Quem, de uma vez por todas, vale a pena ser? Um idiota que se faz de sonso para manipular a todos ou um padrinho que ignora todas as leis sociais em pról de seus valores? Ou Tom, aquele que mantém sempre a calma estóica, um desapego a opinião e reação alheia...

Veja ela passando ali, não a conheço, mas agora sei quem é. Sua timidez e o meu receio acabaram se encontrando no meio desse caminho turvo e se deram bem, mas acabam não conseguindo passar disso hora por um, hora por outro. De tempos em tempos as oportunidades se vão por falta de coragem, no seu mais sutil sentido.

Tento falar e fazer com que as coisas saiam da melhor maneira possível, mas meus pensamentos não acompanham mais as minhas atitudes, tenho tido muita pressa em viver e pouca paciência em aprender a vivê-la, muito pouca. Estou tentando lhe dizer o que estou pensando, minha mente continua a mesma, mas meu corpo já não acompanhao que quero dizer, não tô conseguindo. Você me entende, meu filho?

E os dias se foram, os vinte e poucos anos que tanto falavam mostrou uma face verdadeira e amendrontadora, são as coisas batendo a porta da responsabilidade e as primeiras consequências dilacerando a esperança e o pouco espírito de criança que havia, isso pode explicar por quê tantos homens se tornam coisas inimagináveis em alguns anos. A pressão de se suportar tanta informação é cabal.

Nós continuamos por ali, nos esbarrando em bons momentos e trocando algumas palavras agradáveis enquanto admiro o seu sorriso, uma das poucas coisas que tem feito sentido.
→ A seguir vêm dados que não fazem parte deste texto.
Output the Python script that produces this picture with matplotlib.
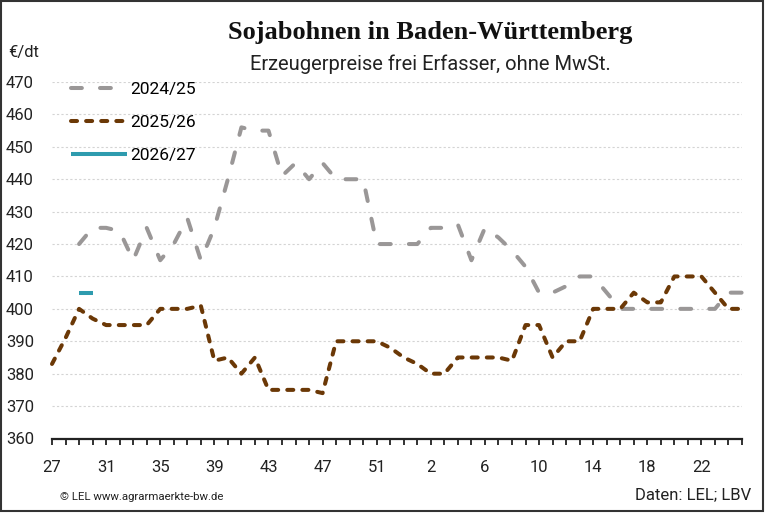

Meu receio de dizer alguma coisa mais séria acaba por minar tua esperança de se encontrar de novo e a tua timidez quando me encontra foge de um olhar mais fixo, nos escondemos atrás das brincadeiras até o dia que as barreiras forem ultrapassadas.

É meu filho, tudo que vivemos e fazemos é o nada. O nada é tudo. Tudo o que temos. Tentamos preencher o vazio dos nossos corpos com alguns copos de cachaça e nos tornamos cada vez mais humanos, terrenos e presos ao chão. Pela fumaça do cigarro as pessoas se ofuscam, fedem e ofuscam o desespero em sentir bem, feliz.